Exact reproduction of the data is required, with images excluded.
•••
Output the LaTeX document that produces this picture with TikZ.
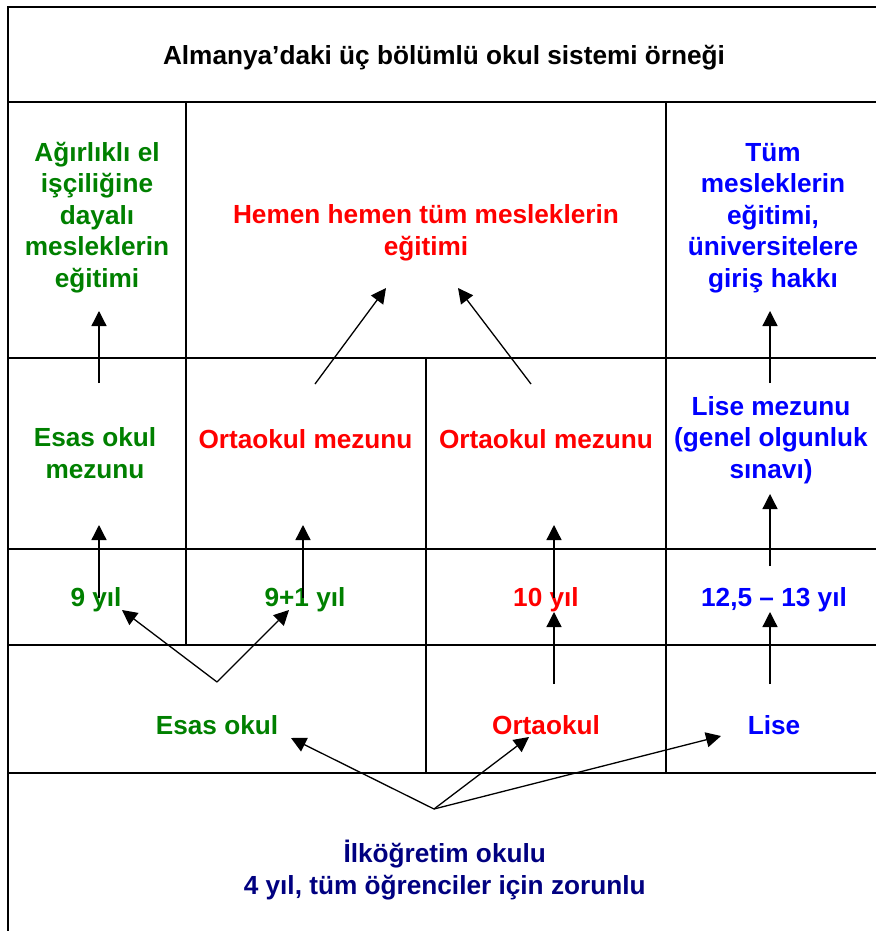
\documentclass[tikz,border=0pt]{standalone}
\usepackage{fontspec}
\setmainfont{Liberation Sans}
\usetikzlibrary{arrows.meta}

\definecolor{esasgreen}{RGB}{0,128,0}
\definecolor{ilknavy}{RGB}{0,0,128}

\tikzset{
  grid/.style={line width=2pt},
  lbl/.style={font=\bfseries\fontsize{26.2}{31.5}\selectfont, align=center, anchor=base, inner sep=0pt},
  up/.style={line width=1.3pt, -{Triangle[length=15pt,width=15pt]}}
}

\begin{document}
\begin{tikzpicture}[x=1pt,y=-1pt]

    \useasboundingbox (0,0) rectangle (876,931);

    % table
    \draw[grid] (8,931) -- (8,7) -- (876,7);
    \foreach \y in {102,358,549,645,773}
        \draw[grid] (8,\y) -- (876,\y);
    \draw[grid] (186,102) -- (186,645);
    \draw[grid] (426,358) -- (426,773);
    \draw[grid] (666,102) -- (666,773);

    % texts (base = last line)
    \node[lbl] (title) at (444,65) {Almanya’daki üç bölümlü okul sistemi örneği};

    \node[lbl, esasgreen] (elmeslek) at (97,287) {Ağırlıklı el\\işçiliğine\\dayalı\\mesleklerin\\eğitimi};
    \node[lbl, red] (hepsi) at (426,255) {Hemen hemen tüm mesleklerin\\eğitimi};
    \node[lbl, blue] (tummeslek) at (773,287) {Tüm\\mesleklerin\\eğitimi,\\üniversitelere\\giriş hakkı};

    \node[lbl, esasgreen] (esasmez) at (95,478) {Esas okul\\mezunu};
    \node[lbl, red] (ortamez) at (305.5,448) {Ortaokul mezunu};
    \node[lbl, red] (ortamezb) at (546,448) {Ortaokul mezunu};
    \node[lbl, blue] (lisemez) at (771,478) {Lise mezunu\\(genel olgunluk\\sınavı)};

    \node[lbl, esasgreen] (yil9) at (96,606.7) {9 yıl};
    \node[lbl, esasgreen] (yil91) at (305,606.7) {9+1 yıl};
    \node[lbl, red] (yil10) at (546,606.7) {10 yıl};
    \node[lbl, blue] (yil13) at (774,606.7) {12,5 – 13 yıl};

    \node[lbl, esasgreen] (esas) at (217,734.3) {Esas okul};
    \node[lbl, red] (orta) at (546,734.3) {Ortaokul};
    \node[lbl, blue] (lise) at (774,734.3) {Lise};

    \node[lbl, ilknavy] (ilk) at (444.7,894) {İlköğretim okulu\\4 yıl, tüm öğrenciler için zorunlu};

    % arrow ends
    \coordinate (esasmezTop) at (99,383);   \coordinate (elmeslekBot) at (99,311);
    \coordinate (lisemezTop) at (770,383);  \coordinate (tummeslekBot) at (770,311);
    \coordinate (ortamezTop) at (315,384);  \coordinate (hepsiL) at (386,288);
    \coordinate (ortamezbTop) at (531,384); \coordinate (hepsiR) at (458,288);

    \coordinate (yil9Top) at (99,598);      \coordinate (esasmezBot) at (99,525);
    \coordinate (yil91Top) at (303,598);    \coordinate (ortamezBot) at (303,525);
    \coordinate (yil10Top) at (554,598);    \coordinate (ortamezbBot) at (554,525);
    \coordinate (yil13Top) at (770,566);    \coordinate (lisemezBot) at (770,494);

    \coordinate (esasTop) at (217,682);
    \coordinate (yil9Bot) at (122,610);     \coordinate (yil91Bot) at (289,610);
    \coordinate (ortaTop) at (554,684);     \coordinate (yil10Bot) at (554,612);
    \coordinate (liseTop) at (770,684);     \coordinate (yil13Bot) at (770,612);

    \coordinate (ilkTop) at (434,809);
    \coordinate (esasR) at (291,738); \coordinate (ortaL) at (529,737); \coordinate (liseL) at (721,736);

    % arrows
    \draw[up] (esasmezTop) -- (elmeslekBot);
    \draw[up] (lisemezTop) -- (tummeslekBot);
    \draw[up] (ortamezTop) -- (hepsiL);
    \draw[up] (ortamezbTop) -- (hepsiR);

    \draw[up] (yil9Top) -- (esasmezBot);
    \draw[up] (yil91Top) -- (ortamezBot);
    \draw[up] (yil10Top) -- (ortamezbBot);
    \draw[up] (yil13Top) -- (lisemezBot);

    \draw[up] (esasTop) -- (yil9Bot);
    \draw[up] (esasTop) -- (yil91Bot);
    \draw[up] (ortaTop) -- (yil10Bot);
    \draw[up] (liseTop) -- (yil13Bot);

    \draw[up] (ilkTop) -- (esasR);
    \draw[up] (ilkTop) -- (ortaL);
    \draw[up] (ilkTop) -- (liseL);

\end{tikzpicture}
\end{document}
•••
### Task solution
Output the LaTeX document that produces this picture with TikZ.
\documentclass[tikz,border=0pt]{standalone}
\usepackage{fontspec}
\setmainfont{Liberation Sans}
\usetikzlibrary{arrows.meta}

\definecolor{esasgreen}{RGB}{0,128,0}
\definecolor{ilknavy}{RGB}{0,0,128}

\tikzset{
  grid/.style={line width=2pt},
  lbl/.style={font=\bfseries\fontsize{26.2}{31.5}\selectfont, align=center, anchor=base, inner sep=0pt},
  up/.style={line width=1.3pt, -{Triangle[length=15pt,width=15pt]}}
}

\begin{document}
\begin{tikzpicture}[x=1pt,y=-1pt]

    \useasboundingbox (0,0) rectangle (876,931);

    % table
    \draw[grid] (8,931) -- (8,7) -- (876,7);
    \foreach \y in {102,358,549,645,773}
        \draw[grid] (8,\y) -- (876,\y);
    \draw[grid] (186,102) -- (186,645);
    \draw[grid] (426,358) -- (426,773);
    \draw[grid] (666,102) -- (666,773);

    % texts (base = last line)
    \node[lbl] (title) at (444,65) {Almanya’daki üç bölümlü okul sistemi örneği};

    \node[lbl, esasgreen] (elmeslek) at (97,287) {Ağırlıklı el\\işçiliğine\\dayalı\\mesleklerin\\eğitimi};
    \node[lbl, red] (hepsi) at (426,255) {Hemen hemen tüm mesleklerin\\eğitimi};
    \node[lbl, blue] (tummeslek) at (773,287) {Tüm\\mesleklerin\\eğitimi,\\üniversitelere\\giriş hakkı};

    \node[lbl, esasgreen] (esasmez) at (95,478) {Esas okul\\mezunu};
    \node[lbl, red] (ortamez) at (305.5,448) {Ortaokul mezunu};
    \node[lbl, red] (ortamezb) at (546,448) {Ortaokul mezunu};
    \node[lbl, blue] (lisemez) at (771,478) {Lise mezunu\\(genel olgunluk\\sınavı)};

    \node[lbl, esasgreen] (yil9) at (96,606.7) {9 yıl};
    \node[lbl, esasgreen] (yil91) at (305,606.7) {9+1 yıl};
    \node[lbl, red] (yil10) at (546,606.7) {10 yıl};
    \node[lbl, blue] (yil13) at (774,606.7) {12,5 – 13 yıl};

    \node[lbl, esasgreen] (esas) at (217,734.3) {Esas okul};
    \node[lbl, red] (orta) at (546,734.3) {Ortaokul};
    \node[lbl, blue] (lise) at (774,734.3) {Lise};

    \node[lbl, ilknavy] (ilk) at (444.7,894) {İlköğretim okulu\\4 yıl, tüm öğrenciler için zorunlu};

    % arrow ends
    \coordinate (esasmezTop) at (99,383);   \coordinate (elmeslekBot) at (99,311);
    \coordinate (lisemezTop) at (770,383);  \coordinate (tummeslekBot) at (770,311);
    \coordinate (ortamezTop) at (315,384);  \coordinate (hepsiL) at (386,288);
    \coordinate (ortamezbTop) at (531,384); \coordinate (hepsiR) at (458,288);

    \coordinate (yil9Top) at (99,598);      \coordinate (esasmezBot) at (99,525);
    \coordinate (yil91Top) at (303,598);    \coordinate (ortamezBot) at (303,525);
    \coordinate (yil10Top) at (554,598);    \coordinate (ortamezbBot) at (554,525);
    \coordinate (yil13Top) at (770,566);    \coordinate (lisemezBot) at (770,494);

    \coordinate (esasTop) at (217,682);
    \coordinate (yil9Bot) at (122,610);     \coordinate (yil91Bot) at (289,610);
    \coordinate (ortaTop) at (554,684);     \coordinate (yil10Bot) at (554,612);
    \coordinate (liseTop) at (770,684);     \coordinate (yil13Bot) at (770,612);

    \coordinate (ilkTop) at (434,809);
    \coordinate (esasR) at (291,738); \coordinate (ortaL) at (529,737); \coordinate (liseL) at (721,736);

    % arrows
    \draw[up] (esasmezTop) -- (elmeslekBot);
    \draw[up] (lisemezTop) -- (tummeslekBot);
    \draw[up] (ortamezTop) -- (hepsiL);
    \draw[up] (ortamezbTop) -- (hepsiR);

    \draw[up] (yil9Top) -- (esasmezBot);
    \draw[up] (yil91Top) -- (ortamezBot);
    \draw[up] (yil10Top) -- (ortamezbBot);
    \draw[up] (yil13Top) -- (lisemezBot);

    \draw[up] (esasTop) -- (yil9Bot);
    \draw[up] (esasTop) -- (yil91Bot);
    \draw[up] (ortaTop) -- (yil10Bot);
    \draw[up] (liseTop) -- (yil13Bot);

    \draw[up] (ilkTop) -- (esasR);
    \draw[up] (ilkTop) -- (ortaL);
    \draw[up] (ilkTop) -- (liseL);

\end{tikzpicture}
\end{document}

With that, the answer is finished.